Work to complete: Quote the listing below in its entirety, omitting every image.

Material provided:
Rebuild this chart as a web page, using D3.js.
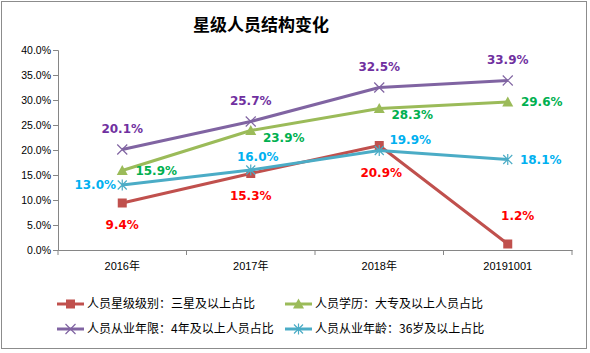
<!DOCTYPE html>
<html><head><meta charset="utf-8">
<script src="https://cdn.jsdelivr.net/npm/d3@7"></script>
<style>
html,body{margin:0;padding:0;background:#fff;}
svg{display:block;}
</style></head>
<body>
<svg id="chart" width="590" height="353"></svg>
<script>
// ---- data ----
const categories = ["2016年", "2017年", "2018年", "20191001"];
const starLevel   = [9.4, 15.3, 20.9, 1.2];
const education   = [15.9, 23.9, 28.3, 29.6];
const seniority   = [20.1, 25.7, 32.5, 33.9];
const ageOver36   = [13.0, 16.0, 19.9, 18.1];
const seriesNames = ["人员星级级别：三星及以上占比", "人员学历：大专及以上人员占比", "人员从业年限：4年及以上人员占比", "人员从业年龄：36岁及以上占比"];
const yTicks = [0, 5, 10, 15, 20, 25, 30, 35, 40];
const title = "星级人员结构变化";

// ---- styling ----
const series = [
  {name: seriesNames[0], values: starLevel, line: "#C0504D", label: "#FF0000", marker: "square",
   off: [[0,22],[0,22],[2,27],[10,-28]]},
  {name: seriesNames[1], values: education, line: "#9BBB59", label: "#00B050", marker: "triangle",
   off: [[34,0],[33,7],[33,6],[34,0]]},
  {name: seriesNames[2], values: seniority, line: "#8064A2", label: "#7030A0", marker: "x",
   off: [[0,-21],[0,-21],[0,-21],[0,-21]]},
  {name: seriesNames[3], values: ageOver36, line: "#4BACC6", label: "#00B0F0", marker: "star",
   off: [[-27,0],[7,-13],[31,-11],[33,0]]}
];

const svg = d3.select("#chart");
svg.append("rect").attr("x",1.5).attr("y",1.5).attr("width",585).attr("height",347)
  .attr("fill","#fff").attr("stroke","#8c8c8c").attr("stroke-width",1);

const plot = {left: 58, right: 572, top: 50, bottom: 250};
const x = d3.scaleBand().domain(categories).range([plot.left, plot.right]);
const y = d3.scaleLinear().domain([0, 40]).range([plot.bottom, plot.top]);

svg.append("text").attr("x", 261).attr("y", 31).attr("text-anchor","middle")
  .attr("font-family","'Noto Sans CJK SC', sans-serif").attr("font-weight","bold")
  .attr("font-size",17).attr("fill","#000").text(title);

// y axis
const yAxis = d3.axisLeft(y).tickValues(yTicks).tickSize(5).tickFormat(d => d.toFixed(1) + "%");
const gy = svg.append("g").attr("transform", `translate(${plot.left},0)`).call(yAxis);
gy.select(".domain").attr("stroke","#868686");
gy.selectAll(".tick line").attr("stroke","#868686");
gy.selectAll(".tick text").attr("font-family","'Liberation Sans', Arial, sans-serif").attr("font-size",10.5)
  .attr("fill","#000").attr("x",-7);

// x axis
const xAxis = d3.axisBottom(x).tickSize(0).tickPadding(12);
const gx = svg.append("g").attr("transform", `translate(0,${plot.bottom})`).call(xAxis);
gx.select(".domain").attr("stroke","#868686");
gx.selectAll(".tick text").attr("font-family","'Liberation Sans','Noto Sans CJK SC', sans-serif")
  .attr("font-size",11).attr("fill","#000");
const bounds = categories.map(c => x(c)).concat([plot.right]);
gx.selectAll("line.sep").data(bounds).enter().append("line").attr("class","sep")
  .attr("x1", d => d).attr("x2", d => d).attr("y1", 0).attr("y2", 5).attr("stroke","#868686");

const cx = c => x(c) + x.bandwidth() / 2;
const lineGen = d3.line().x((d,i) => cx(categories[i])).y(d => y(d));

function drawMarker(g, type, px, py, color) {
  if (type === "square") {
    g.append("rect").attr("x", px-4.5).attr("y", py-4.5).attr("width",9).attr("height",9).attr("fill", color);
  } else if (type === "triangle") {
    g.append("path").attr("d", `M${px},${py-5.5}L${px+5.5},${py+4.5}L${px-5.5},${py+4.5}Z`).attr("fill", color);
  } else if (type === "x") {
    g.append("path").attr("d", `M${px-5},${py-5}L${px+5},${py+5}M${px-5},${py+5}L${px+5},${py-5}`)
      .attr("stroke", color).attr("stroke-width",1.2).attr("fill","none");
  } else if (type === "star") {
    g.append("path").attr("d", `M${px-4.5},${py-4.5}L${px+4.5},${py+4.5}M${px-4.5},${py+4.5}L${px+4.5},${py-4.5}M${px},${py-5.5}L${px},${py+5.5}`)
      .attr("stroke", color).attr("stroke-width",1.2).attr("fill","none");
  }
}

const draw = [series[0], series[3], series[1], series[2]];
draw.forEach(s => {
  const g = svg.append("g");
  g.append("path").attr("d", lineGen(s.values)).attr("fill","none").attr("stroke", s.line)
    .attr("stroke-width", 3).attr("stroke-linejoin","round");
  s.values.forEach((v,i) => drawMarker(g, s.marker, cx(categories[i]), y(v), s.line));
});
series.forEach(s => {
  s.values.forEach((v,i) => {
    svg.append("text").attr("x", cx(categories[i]) + s.off[i][0]).attr("y", y(v) + s.off[i][1])
      .attr("dy","0.35em").attr("text-anchor","middle")
      .attr("font-family","'DejaVu Sans', Verdana, sans-serif").attr("font-weight","bold").attr("font-size",12)
      .attr("fill", s.label).text(v.toFixed(1) + "%");
  });
});

// legend
const legendPos = [[57,304],[285,304],[57,329],[285,329]];
series.forEach((s,i) => {
  const [lx, ly] = legendPos[i];
  const g = svg.append("g");
  g.append("line").attr("x1", lx).attr("x2", lx+27).attr("y1", ly).attr("y2", ly)
    .attr("stroke", s.line).attr("stroke-width", 3);
  drawMarker(g, s.marker, lx+13.5, ly, s.line);
  g.append("text").attr("x", lx+30).attr("y", ly).attr("dy","0.35em")
    .attr("font-family","'Noto Sans CJK SC', sans-serif").attr("font-size",12).attr("fill","#000").text(s.name);
});
</script>
</body></html>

Answer to the exercise:
Rebuild this chart as a web page, using D3.js.
<!DOCTYPE html>
<html><head><meta charset="utf-8">
<script src="https://cdn.jsdelivr.net/npm/d3@7"></script>
<style>
html,body{margin:0;padding:0;background:#fff;}
svg{display:block;}
</style></head>
<body>
<svg id="chart" width="590" height="353"></svg>
<script>
// ---- data ----
const categories = ["2016年", "2017年", "2018年", "20191001"];
const starLevel   = [9.4, 15.3, 20.9, 1.2];
const education   = [15.9, 23.9, 28.3, 29.6];
const seniority   = [20.1, 25.7, 32.5, 33.9];
const ageOver36   = [13.0, 16.0, 19.9, 18.1];
const seriesNames = ["人员星级级别：三星及以上占比", "人员学历：大专及以上人员占比", "人员从业年限：4年及以上人员占比", "人员从业年龄：36岁及以上占比"];
const yTicks = [0, 5, 10, 15, 20, 25, 30, 35, 40];
const title = "星级人员结构变化";

// ---- styling ----
const series = [
  {name: seriesNames[0], values: starLevel, line: "#C0504D", label: "#FF0000", marker: "square",
   off: [[0,22],[0,22],[2,27],[10,-28]]},
  {name: seriesNames[1], values: education, line: "#9BBB59", label: "#00B050", marker: "triangle",
   off: [[34,0],[33,7],[33,6],[34,0]]},
  {name: seriesNames[2], values: seniority, line: "#8064A2", label: "#7030A0", marker: "x",
   off: [[0,-21],[0,-21],[0,-21],[0,-21]]},
  {name: seriesNames[3], values: ageOver36, line: "#4BACC6", label: "#00B0F0", marker: "star",
   off: [[-27,0],[7,-13],[31,-11],[33,0]]}
];

const svg = d3.select("#chart");
svg.append("rect").attr("x",1.5).attr("y",1.5).attr("width",585).attr("height",347)
  .attr("fill","#fff").attr("stroke","#8c8c8c").attr("stroke-width",1);

const plot = {left: 58, right: 572, top: 50, bottom: 250};
const x = d3.scaleBand().domain(categories).range([plot.left, plot.right]);
const y = d3.scaleLinear().domain([0, 40]).range([plot.bottom, plot.top]);

svg.append("text").attr("x", 261).attr("y", 31).attr("text-anchor","middle")
  .attr("font-family","'Noto Sans CJK SC', sans-serif").attr("font-weight","bold")
  .attr("font-size",17).attr("fill","#000").text(title);

// y axis
const yAxis = d3.axisLeft(y).tickValues(yTicks).tickSize(5).tickFormat(d => d.toFixed(1) + "%");
const gy = svg.append("g").attr("transform", `translate(${plot.left},0)`).call(yAxis);
gy.select(".domain").attr("stroke","#868686");
gy.selectAll(".tick line").attr("stroke","#868686");
gy.selectAll(".tick text").attr("font-family","'Liberation Sans', Arial, sans-serif").attr("font-size",10.5)
  .attr("fill","#000").attr("x",-7);

// x axis
const xAxis = d3.axisBottom(x).tickSize(0).tickPadding(12);
const gx = svg.append("g").attr("transform", `translate(0,${plot.bottom})`).call(xAxis);
gx.select(".domain").attr("stroke","#868686");
gx.selectAll(".tick text").attr("font-family","'Liberation Sans','Noto Sans CJK SC', sans-serif")
  .attr("font-size",11).attr("fill","#000");
const bounds = categories.map(c => x(c)).concat([plot.right]);
gx.selectAll("line.sep").data(bounds).enter().append("line").attr("class","sep")
  .attr("x1", d => d).attr("x2", d => d).attr("y1", 0).attr("y2", 5).attr("stroke","#868686");

const cx = c => x(c) + x.bandwidth() / 2;
const lineGen = d3.line().x((d,i) => cx(categories[i])).y(d => y(d));

function drawMarker(g, type, px, py, color) {
  if (type === "square") {
    g.append("rect").attr("x", px-4.5).attr("y", py-4.5).attr("width",9).attr("height",9).attr("fill", color);
  } else if (type === "triangle") {
    g.append("path").attr("d", `M${px},${py-5.5}L${px+5.5},${py+4.5}L${px-5.5},${py+4.5}Z`).attr("fill", color);
  } else if (type === "x") {
    g.append("path").attr("d", `M${px-5},${py-5}L${px+5},${py+5}M${px-5},${py+5}L${px+5},${py-5}`)
      .attr("stroke", color).attr("stroke-width",1.2).attr("fill","none");
  } else if (type === "star") {
    g.append("path").attr("d", `M${px-4.5},${py-4.5}L${px+4.5},${py+4.5}M${px-4.5},${py+4.5}L${px+4.5},${py-4.5}M${px},${py-5.5}L${px},${py+5.5}`)
      .attr("stroke", color).attr("stroke-width",1.2).attr("fill","none");
  }
}

const draw = [series[0], series[3], series[1], series[2]];
draw.forEach(s => {
  const g = svg.append("g");
  g.append("path").attr("d", lineGen(s.values)).attr("fill","none").attr("stroke", s.line)
    .attr("stroke-width", 3).attr("stroke-linejoin","round");
  s.values.forEach((v,i) => drawMarker(g, s.marker, cx(categories[i]), y(v), s.line));
});
series.forEach(s => {
  s.values.forEach((v,i) => {
    svg.append("text").attr("x", cx(categories[i]) + s.off[i][0]).attr("y", y(v) + s.off[i][1])
      .attr("dy","0.35em").attr("text-anchor","middle")
      .attr("font-family","'DejaVu Sans', Verdana, sans-serif").attr("font-weight","bold").attr("font-size",12)
      .attr("fill", s.label).text(v.toFixed(1) + "%");
  });
});

// legend
const legendPos = [[57,304],[285,304],[57,329],[285,329]];
series.forEach((s,i) => {
  const [lx, ly] = legendPos[i];
  const g = svg.append("g");
  g.append("line").attr("x1", lx).attr("x2", lx+27).attr("y1", ly).attr("y2", ly)
    .attr("stroke", s.line).attr("stroke-width", 3);
  drawMarker(g, s.marker, lx+13.5, ly, s.line);
  g.append("text").attr("x", lx+30).attr("y", ly).attr("dy","0.35em")
    .attr("font-family","'Noto Sans CJK SC', sans-serif").attr("font-size",12).attr("fill","#000").text(s.name);
});
</script>
</body></html>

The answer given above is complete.